How to compare mortgage loan estimates

Knowing how to compare mortgage loan estimates is critical to obtaining the best loan possible. If you’re comparing offers between two or more lenders, pay attention to where the estimates differ on the interest rate, origination charges and points. You’ll also want to compare the bottom line of the estimated monthly payment and the estimated cash-to-close amount to determine which mortgage offer best fits your needs.

You should focus on the numbers in parts A and B where you’ll find the information about origination charges and fees for the services for which you can’t shop around.

It’s important to use these numbers to compare loan estimates for a mortgage because they vary by lender and have a significant impact on both the amount of your monthly payment and how much cash due at closing you’ll need, Santa-Donato says. “The other charges and prepaid amounts, while important in your overall cash-to-close, have little to no variation between lenders,” he says.

Where you do have the opportunity to shop around for a better deal is on the service fees outlined in part C. Keep in mind while you’re comparison shopping that your lender might have partnerships with some of these service providers that include a preferential rate.

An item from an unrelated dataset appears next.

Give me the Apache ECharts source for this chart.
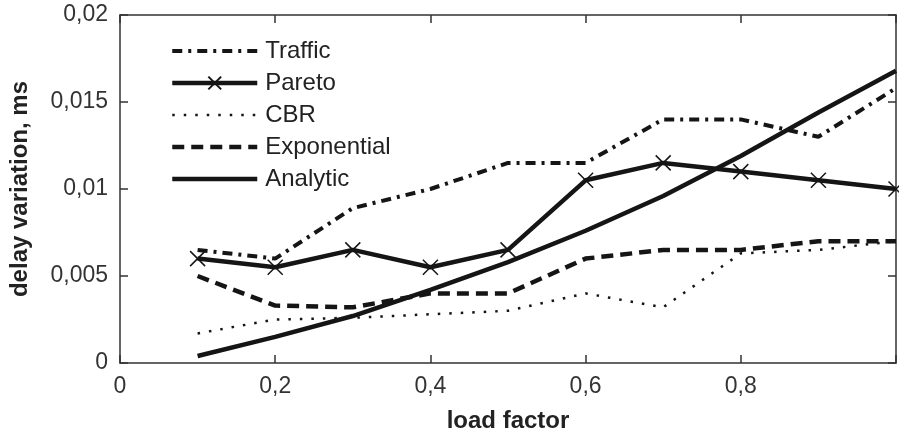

Other things to keep an eye out for, according to Santa-Donato, include:

  • Any third-party fees that appear in one lender’s loan estimate and not another’s
  • If any credits you were promised verbally after closing don’t appear on the loan estimate
  • If you could incur an increase in costs if your employment, income or other circumstances change

If you’re refinancing, Santa-Donato says that borrowers should take note of any differences in the loan amount between lenders. Be particularly wary of mortgages advertised as no-closing-cost loans, because lenders can increase the loan amount to cover those costs, which increases your total debt load.

“Borrowing a little more than the payoff on your current loan is one way to offset fees at the closing table, but this is increasing your debt to pay for your closing costs,” says Santa-Donato. To really compare mortgage offers on an apples-to-apples basis, “You should get loan estimates with identical loan amounts,” he says.

It’s crucial to know how to compare loan estimates and to read your loan estimate in detail, asking as many questions as you need to understand it fully and raise any concerns with the lender. Mortgage experts also advise borrowers, especially first-time homebuyers, to engage a professional who can walk them through their loan estimates and explain anything they don’t understand.